There are two types of home equity loans: term, or closed-end loans, and lines of credit. Both are sometimes referred to as second mortgages, because they're secured by your property, just like your original (first) mortgage.

Home equity loans and lines of credit are usually for a shorter term than first mortgages. The most common type of mortgages runs 30 years, while equity loans typically have a life of five to 15 years.

A home equity loan, sometimes called a term loan, is a one-time lump sum that is paid off over a set amount of time, with a fixed interest rate and the same payments each month. Once you get the money, you cannot borrow further from the loan.

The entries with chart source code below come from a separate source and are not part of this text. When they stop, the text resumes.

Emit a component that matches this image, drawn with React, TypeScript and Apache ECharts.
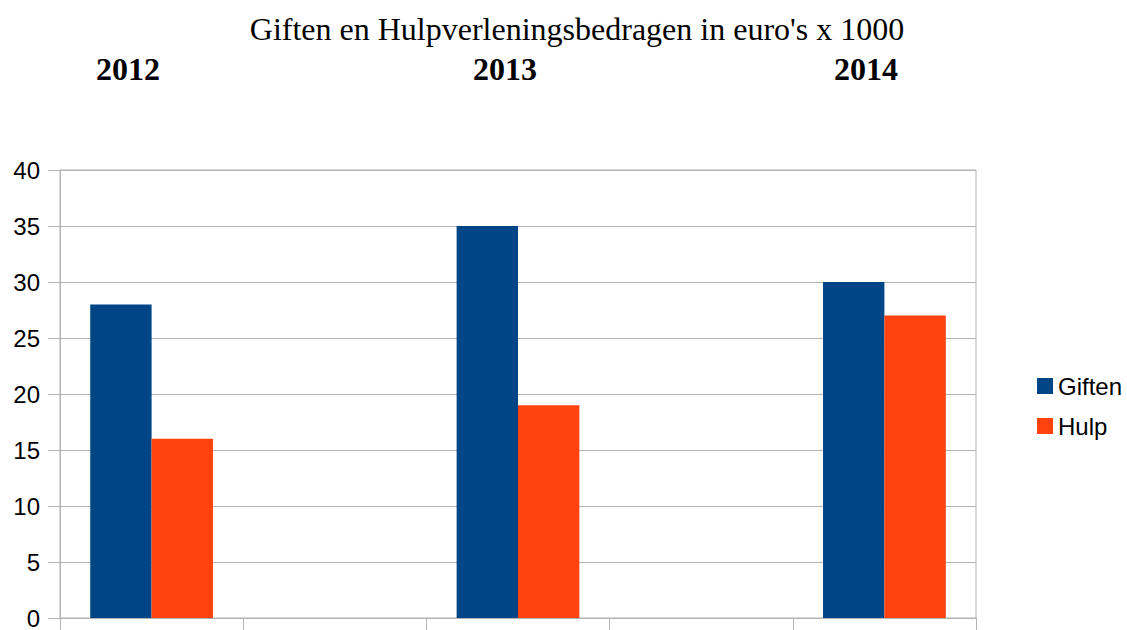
import React, { useEffect, useRef } from "react";
import * as echarts from "echarts";

const categories = ["2012", "", "2013", "", "2014"];
const giften = [28, "-", 35, "-", 30];
const hulp = [16, "-", 19, "-", 27];
const yearLabels = ["2012", "2013", "2014"];
const titleText = "Giften en Hulpverleningsbedragen in euro's x 1000";

export default function App() {
  const ref = useRef<HTMLDivElement>(null);
  useEffect(() => {
    if (!ref.current) return;
    const chart = echarts.init(ref.current, null, { renderer: "svg" });
    const yearX = [128, 505, 866];
    chart.setOption({
      animation: false,
      backgroundColor: "#ffffff",
      graphic: [
        {
          type: "text",
          x: 577,
          y: 29,
          style: {
            text: titleText,
            font: "32px 'Liberation Serif', 'Times New Roman', serif",
            fill: "#000",
            align: "center",
            verticalAlign: "middle",
          },
        },
        ...yearLabels.map((t, i) => ({
          type: "text",
          x: yearX[i],
          y: 69,
          style: {
            text: t,
            font: "bold 32px 'Liberation Serif', 'Times New Roman', serif",
            fill: "#000",
            align: "center",
            verticalAlign: "middle",
          },
        })),
      ],
      legend: {
        orient: "vertical",
        left: 1032,
        top: 369,
        itemWidth: 16,
        itemHeight: 16,
        itemGap: 16,
        icon: "rect",
        textStyle: {
          fontFamily: "'Liberation Sans', Arial, sans-serif",
          fontSize: 24,
          color: "#000",
        },
        data: ["Giften", "Hulp"],
      },
      grid: {
        left: 60,
        width: 916,
        top: 170,
        height: 453,
        show: true,
        borderColor: "#b3b3b3",
        borderWidth: 1,
        containLabel: false,
      },
      xAxis: {
        type: "category",
        data: categories,
        axisLine: { show: true, lineStyle: { color: "#b3b3b3" } },
        axisTick: { show: true, length: 12, lineStyle: { color: "#b3b3b3" } },
        axisLabel: { show: false },
        splitLine: { show: false },
      },
      yAxis: {
        type: "value",
        min: 0,
        max: 40,
        interval: 5,
        axisLine: { show: true, lineStyle: { color: "#b3b3b3" } },
        axisTick: { show: true, length: 12, lineStyle: { color: "#b3b3b3" } },
        splitLine: { show: true, lineStyle: { color: "#b3b3b3" } },
        axisLabel: {
          margin: 20,
          padding: [6, 0, 0, 0],
          fontFamily: "'Liberation Sans', Arial, sans-serif",
          fontSize: 24,
          color: "#000",
        },
      },
      series: [
        {
          name: "Giften",
          type: "bar",
          data: giften,
          itemStyle: { color: "#004586" },
          barGap: "0%",
          barCategoryGap: "33%",
        },
        {
          name: "Hulp",
          type: "bar",
          data: hulp,
          itemStyle: { color: "#ff420e" },
          barGap: "0%",
          barCategoryGap: "33%",
        },
      ],
    });
    return () => chart.dispose();
  }, []);
  return (
    <div
      ref={ref}
      style={{ position: "fixed", left: 0, top: 0, width: 1127, height: 630 }}
    />
  );
}
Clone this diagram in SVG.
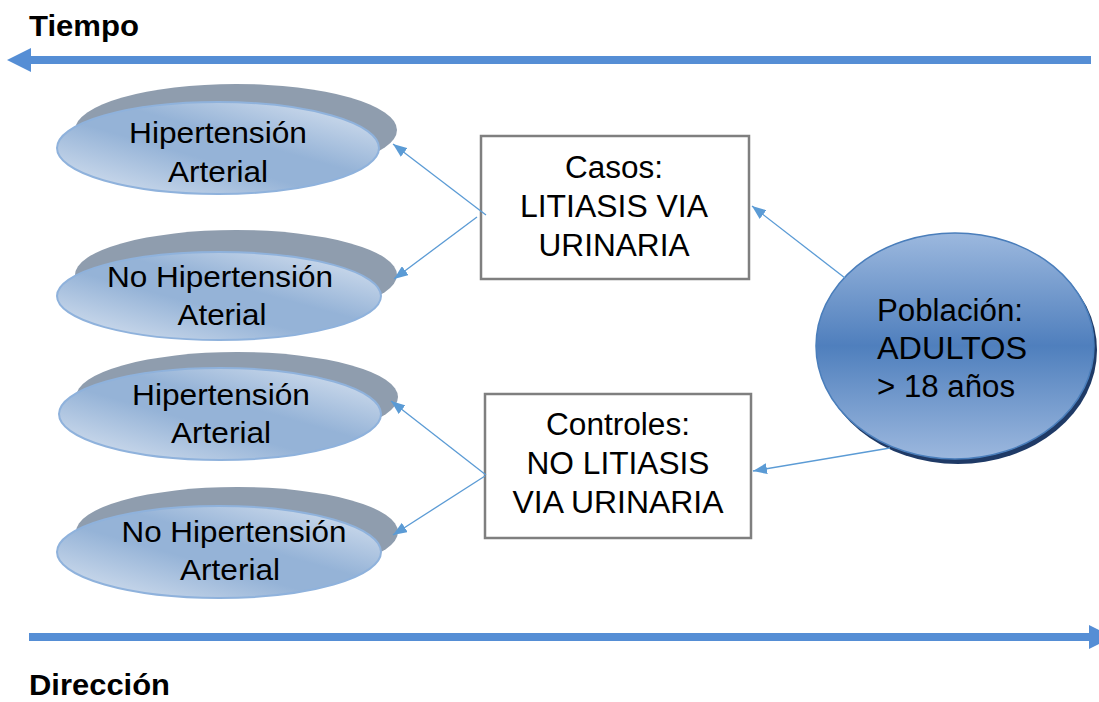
<svg xmlns="http://www.w3.org/2000/svg" width="1099" height="702" viewBox="0 0 1099 702">
<style>
  text { font-family: "Liberation Sans", Arial, sans-serif; fill: #000; }
  .title { font-size: 29px; font-weight: bold; }
  .lbl { font-size: 30px; text-anchor: middle; }
  .blbl { font-size: 31px; text-anchor: middle; }
  .plbl { font-size: 31px; }
  .shadow { fill: #8f9dae; }
  .oval { fill: url(#ovalGrad); stroke: #8fb2dc; stroke-width: 2; }
  .box { fill: #fff; stroke: #7f7f7f; stroke-width: 2.5; }
  .conn { stroke: #5b9bd5; stroke-width: 1.3; fill: none; marker-end: url(#arr); }
  .big { fill: #558ed5; }
</style>
<defs>
  <linearGradient id="ovalGrad" x1="0" y1="1" x2="1" y2="0">
    <stop offset="0" stop-color="#dde6f2"/>
    <stop offset="0.42" stop-color="#95b3d7"/>
    <stop offset="0.58" stop-color="#95b3d7"/>
    <stop offset="1" stop-color="#dde6f2"/>
  </linearGradient>
  <linearGradient id="popGrad" x1="0" y1="0" x2="0" y2="1">
    <stop offset="0" stop-color="#9cb8de"/>
    <stop offset="0.5" stop-color="#4f7fbd"/>
    <stop offset="1" stop-color="#9cb8de"/>
  </linearGradient>
  <marker id="arr" markerUnits="userSpaceOnUse" markerWidth="14" markerHeight="11" refX="14" refY="5.5" orient="auto">
    <path d="M0,0 L14,5.5 L0,11 z" fill="#5b9bd5"/>
  </marker>
</defs>

<g id="axes">
  <rect class="big" x="30" y="56" width="1061" height="8"/>
  <polygon class="big" points="7,60 31,48 31,72"/>
  <rect class="big" x="29" y="633" width="1062" height="8"/>
  <polygon class="big" points="1089,625 1089,649 1113,637"/>
  <text class="title" x="29" y="36" textLength="110" lengthAdjust="spacingAndGlyphs">Tiempo</text>
  <text class="title" x="29" y="695" textLength="141" lengthAdjust="spacingAndGlyphs">Dirección</text>
</g>

<g id="e1">
  <ellipse class="shadow" cx="236" cy="130" rx="161" ry="46"/>
  <ellipse class="oval" cx="218" cy="148" rx="161" ry="46"/>
  <text class="lbl" x="218" y="143" textLength="178" lengthAdjust="spacingAndGlyphs">Hipertensión</text>
  <text class="lbl" x="218" y="182" textLength="100" lengthAdjust="spacingAndGlyphs">Arterial</text>
</g>
<g id="e2">
  <ellipse class="shadow" cx="236" cy="275" rx="161" ry="45"/>
  <ellipse class="oval" cx="219" cy="296" rx="162" ry="44"/>
  <text class="lbl" x="220" y="287" textLength="226" lengthAdjust="spacingAndGlyphs">No Hipertensión</text>
  <text class="lbl" x="222" y="325" textLength="89" lengthAdjust="spacingAndGlyphs">Aterial</text>
</g>
<g id="e3">
  <ellipse class="shadow" cx="237" cy="397" rx="161" ry="45"/>
  <ellipse class="oval" cx="220" cy="414" rx="161" ry="46"/>
  <text class="lbl" x="221" y="405" textLength="178" lengthAdjust="spacingAndGlyphs">Hipertensión</text>
  <text class="lbl" x="221" y="443" textLength="100" lengthAdjust="spacingAndGlyphs">Arterial</text>
</g>
<g id="e4">
  <ellipse class="shadow" cx="237" cy="532" rx="161" ry="45"/>
  <ellipse class="oval" cx="219" cy="552" rx="162" ry="46"/>
  <text class="lbl" x="234" y="542" textLength="225" lengthAdjust="spacingAndGlyphs">No Hipertensión</text>
  <text class="lbl" x="230" y="580" textLength="100" lengthAdjust="spacingAndGlyphs">Arterial</text>
</g>

<g id="casos">
  <rect class="box" x="481" y="136" width="268" height="143"/>
  <text class="blbl" x="614" y="178" textLength="98" lengthAdjust="spacingAndGlyphs">Casos:</text>
  <text class="blbl" x="614" y="217" textLength="188" lengthAdjust="spacingAndGlyphs">LITIASIS VIA</text>
  <text class="blbl" x="614" y="256" textLength="151" lengthAdjust="spacingAndGlyphs">URINARIA</text>
</g>
<g id="controles">
  <rect class="box" x="485" y="394" width="266" height="144"/>
  <text class="blbl" x="618" y="435" textLength="144" lengthAdjust="spacingAndGlyphs">Controles:</text>
  <text class="blbl" x="618" y="474" textLength="183" lengthAdjust="spacingAndGlyphs">NO LITIASIS</text>
  <text class="blbl" x="618" y="513" textLength="211" lengthAdjust="spacingAndGlyphs">VIA URINARIA</text>
</g>

<g id="poblacion">
  <ellipse cx="958" cy="350" rx="139" ry="114" fill="#1f3a66"/>
  <ellipse cx="955" cy="346" rx="139" ry="113" fill="url(#popGrad)" stroke="#4a7ebb" stroke-width="1.5"/>
  <text class="plbl" x="877" y="321" textLength="146" lengthAdjust="spacingAndGlyphs">Población:</text>
  <text class="plbl" x="877" y="359" textLength="150" lengthAdjust="spacingAndGlyphs">ADULTOS</text>
  <text class="plbl" x="877" y="397" textLength="138" lengthAdjust="spacingAndGlyphs">&gt; 18 años</text>
</g>

<g id="connectors">
  <line class="conn" x1="486" y1="215" x2="393" y2="144"/>
  <line class="conn" x1="477" y1="217" x2="394" y2="279"/>
  <line class="conn" x1="486" y1="475" x2="391" y2="401"/>
  <line class="conn" x1="485" y1="476" x2="393" y2="535"/>
  <line class="conn" x1="845" y1="278" x2="752" y2="206"/>
  <line class="conn" x1="890" y1="448" x2="753" y2="471"/>
</g>
</svg>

A home equity line of credit (HELOC) works more like a credit card. You are allowed to borrow up to a certain amount for the life of the loan -- a time limit set by the lender. During that time you can withdraw money as you need it. As you pay off the principal, your credit revolves and you can use it again. Let's say you have a $10,000 line of credit. You borrow $5,000, but then pay back $3,000 toward the principal. You now have $8,000 in available credit. This gives you more flexibility than a fixed-rate home equity loan.

Credit lines have a variable interest rate that fluctuates over the life of the loan. Payments will vary depending on the interest rate and how much credit you have used. When the life span of a line of credit has expired everything must be paid off.